There’s sushi, and then there’s fight-your-friends-over-the-last-morsel-of-every-roll sushi. At Bamboo Sushi, a LoHi eatery that opened in November, you’ll be (politely) up in arms—or chopsticks—your entire meal. What sets the Portland-based restaurant concept apart: Bamboo is certified by the Marine Stewardship Council as the world’s first sustainable sushi restaurant.

Every piece of fish, every ingredient, even the restaurant décor, comes from a renewable source. Case in point: “Our octopus is hand-caught in Spain by a diver we know personally,” says founder Kristofor Lofgren. “It took us three and a half years to find him.” The menu, created by chef Jin Soo Yang, balances traditional sushi (sashimi, nigiri, poke) with modern takes full of surprise ingredients. The XO flank steak plate, $16, with its accompanying pan-seared mushrooms and crispy garlic, is a perfect bite for anyone not in the mood for raw fish. The crab and cucumber Kimono roll, $17, topped with pickled apple, lime zest and fried sage, is refreshing; the tempura-fried long bean and green onion Green Machine, $11, will have you thinking of going vegetarian; and with the tempura shrimp and albacore tuna Showdown, $15, topped with a spicy poblano sauce, you’ll hit sushi euphoria.

Thirsty? Order a bottle of the restaurant’s exclusive Bamboo sake, $65. “It’s made in Kobe, Japan, for us by a small-batch family brewer,” Lofgren says. “We’re the first company they’ve made sake for outside the family.” The beer, Japanese whisky, shochu and cocktail menus are equally tasty. Our advice: Order two of everything.
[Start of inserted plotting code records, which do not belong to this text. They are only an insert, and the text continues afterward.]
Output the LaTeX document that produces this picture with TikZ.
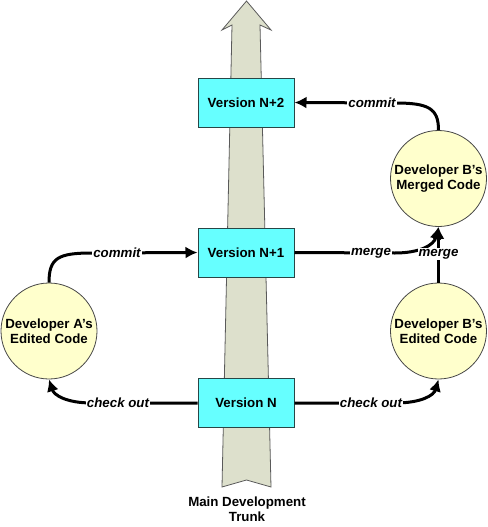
\documentclass[tikz,border=0pt]{standalone}
\usepackage{fontspec}
\setmainfont{Liberation Sans}
\usetikzlibrary{arrows.meta}
\definecolor{boxfill}{RGB}{102,255,255}
\definecolor{boxline}{RGB}{40,70,70}
\definecolor{circfill}{RGB}{255,255,204}
\definecolor{circline}{RGB}{70,70,70}
\definecolor{trunkfill}{RGB}{221,224,204}
\definecolor{trunkline}{RGB}{90,90,90}
\tikzset{
  verbox/.style={draw=boxline, fill=boxfill, line width=1pt, minimum width=96pt, minimum height=49pt, inner sep=0pt, font=\fontsize{13.3}{15}\selectfont\bfseries},
  devcirc/.style={circle, draw=circline, fill=circfill, line width=0.8pt, minimum size=96pt, inner sep=0pt, align=center, font=\fontsize{13.3}{15}\selectfont\bfseries},
  conn/.style={draw=black, line width=3pt, -{Latex[length=12pt,width=12pt]}},
  lbl/.style={fill=white, inner sep=1pt, font=\fontsize{13.3}{15}\selectfont\bfseries\itshape},
  trunklbl/.style={align=center, font=\fontsize{13.3}{15}\selectfont\bfseries}
}
\begin{document}
\begin{tikzpicture}[x=1pt,y=-1pt]
\useasboundingbox (0,0) rectangle (487,527);
% trunk arrow
\draw[fill=trunkfill, draw=trunkline, line width=0.8pt]
  (246.5,1) -- (271,30) -- (260,25) -- (271,487) -- (246.5,480) -- (222,487) -- (232,25) -- (222,30) -- cycle;
% version boxes
\node[verbox] (vN2) at (246,102.5) {Version N+2};
\node[verbox] (vN1) at (246,252.5) {Version N+1};
\node[verbox] (vN)  at (246,403) {Version N};
% developer circles
\node[devcirc] (dA)  at (49,331)    {Developer A’s\\Edited Code};
\node[devcirc] (dBe) at (438.5,331) {Developer B’s\\Edited Code};
\node[devcirc] (dBm) at (438.5,178.5) {Developer B’s\\Merged Code};
% connectors
\draw[conn] (vN.west) -- (92,403) .. controls (66,403) and (54,395) .. (dA.south);
\draw[conn] (dA.north) .. controls (49,258) and (58,253) .. (92,253) -- (vN1.west);
\draw[conn] (vN1.east) -- (395,253) .. controls (420,253) and (434,245) .. (dBm.south);
\draw[conn] (dBe.north) -- (dBm.south);
\draw[conn] (vN.east) -- (395,403) .. controls (422,403) and (434,395) .. (dBe.south);
\draw[conn] (dBm.north) .. controls (438.5,108) and (428,103) .. (395,103) -- (vN2.east);
% labels
\node[lbl] (l1) at (118,403) {check out};
\node[lbl] (l2) at (117,253) {commit};
\node[lbl] (l3) at (371,253) {merge};
\node[lbl] (l4) at (438.5,254) {merge};
\node[lbl] (l5) at (371,403) {check out};
\node[lbl] (l6) at (372,103) {commit};
\node[trunklbl] (tl) at (247,509) {Main Development\\Trunk};
\end{tikzpicture}
\end{document}
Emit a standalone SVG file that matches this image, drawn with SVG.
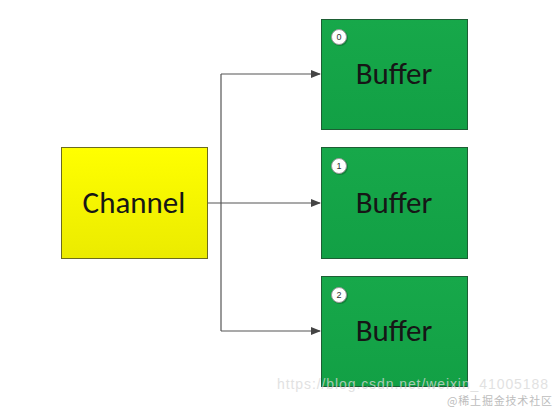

2715 17th St., 303.284.6600


Courtesy Chocolate Lab

Chocolate Lab 
Dishes with a sweet twist 

“Chocolate is like love—you can never get enough.” If that’s your credo, put Chocolate Lab on your 2018 to-do list. Owner Phil Simonson, who launched his confectionary eight years ago next month, added a full 24-seat restaurant last May that serves lunch and dinner seven days a week. “I’m just a little crazy,” he says by way of explanation. “Someone suggested I try a chocolate dinner for fun, and we were hopping and rolling, with 120 guests in three days.”

That was all the encouragement he needed. His latest menu, most of the dishes including at least a hint of chocolate, features small plates (mouth-watering medjool dates wrapped in bacon and drizzled with chocolate balsamic), garden items such as cherry tomatoes with balsamic and white chocolate champagne foam, a trio of flatbreads (we tried a yummy version with pears, onion, gorgonzola and chocolate balsamic) and sandwiches (including the popular pulled pork with bourbon-chocolate barbecue sauce). As for entrées, we tried chocolate linguini with lemon chicken in vodka cream sauce and butternut squash ravioli in sage brown butter. Perfect for chocoholics, but Simonson says, “A lot of people are foodies who want to try something different.” Different? Yes. Delish? You bet.